PCB Layout Challenges for Antenna Connectivity

Optimizing PCB layouts for antenna connectors demands meticulous attention to RF signal integrity. Designers must minimize trace lengths between the connector and RF front-end components to reduce insertion loss and parasitic capacitance. A continuous ground plane beneath the connector is essential to prevent impedance discontinuities and electromagnetic interference (EMI). Differential signaling, though less common in antenna interfaces, may require controlled impedance pairs with precise spacing. Vias near connector pads can introduce inductance, necessitating simulations to validate their impact on return loss. Additionally, the connector’s placement relative to other components—such as avoiding proximity to switching regulators or digital interfaces—helps mitigate cross-talk. For multi-antenna systems like MIMO configurations, spatial isolation and polarization diversity further complicate layout strategies.

Testing and Validation of Antenna Connector Integration

Post-layout validation typically involves vector network analyzer (VNA) measurements to verify voltage standing wave ratio (VSWR) and S-parameters across the operating frequency band. Time-domain reflectometry (TDR) helps identify impedance mismatches caused by connector solder joints or trace anomalies. Environmental stress testing, including thermal cycling and vibration tests, ensures mechanical robustness. In production environments, automated optical inspection (AOI) systems check for soldering defects like tombstoning or insufficient solder fillets. Field testing under real-world conditions—such as varying orientations or obstructions—provides insights into the connector’s impact on overall antenna radiation patterns. Advanced designs may incorporate built-in self-test (BIST) circuits to monitor connector integrity during operation.

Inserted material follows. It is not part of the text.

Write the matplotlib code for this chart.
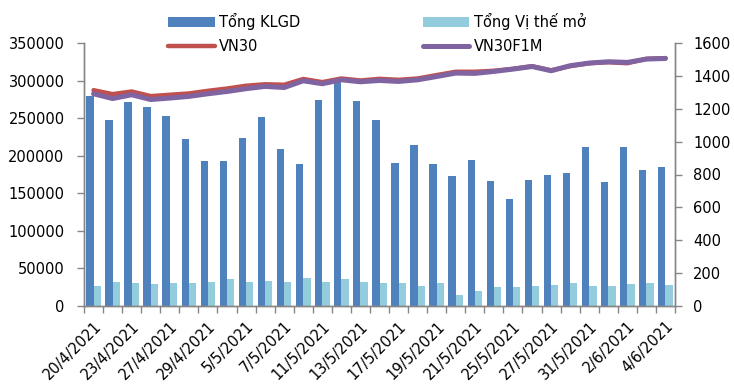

Emerging Trends in Antenna Connector Technology

The push for miniaturization has led to novel connector designs like meander-line embedded connectors that integrate seamlessly into high-density interconnect (HDI) PCBs. 5G and millimeter-wave applications drive demand for connectors supporting frequencies beyond 30 GHz, necessitating air dielectric interfaces and advanced substrate materials. Reflow-solderable connectors with low-temperature alloys simplify assembly processes, while spring-loaded pogo-pin connectors enable modular devices with user-replaceable antennas. Researchers are also exploring metamaterial-based connectors to enhance bandwidth and reduce surface wave propagation. As IoT and edge computing proliferate, antenna connectors are evolving to support hybrid connectivity standards, such as concurrent LoRa and Wi-Fi 6E operation, within unified PCB architectures.

Conclusion

Antenna connector integration remains a cornerstone of effective RF PCB design, blending electrical precision with mechanical pragmatism. As wireless systems advance in complexity and operating frequency, designers must balance traditional engineering principles with innovative materials and topologies. By understanding the interplay between connector characteristics, layout constraints, and application requirements, engineers can optimize signal integrity, reduce time-to-market, and deliver robust solutions for an increasingly connected world.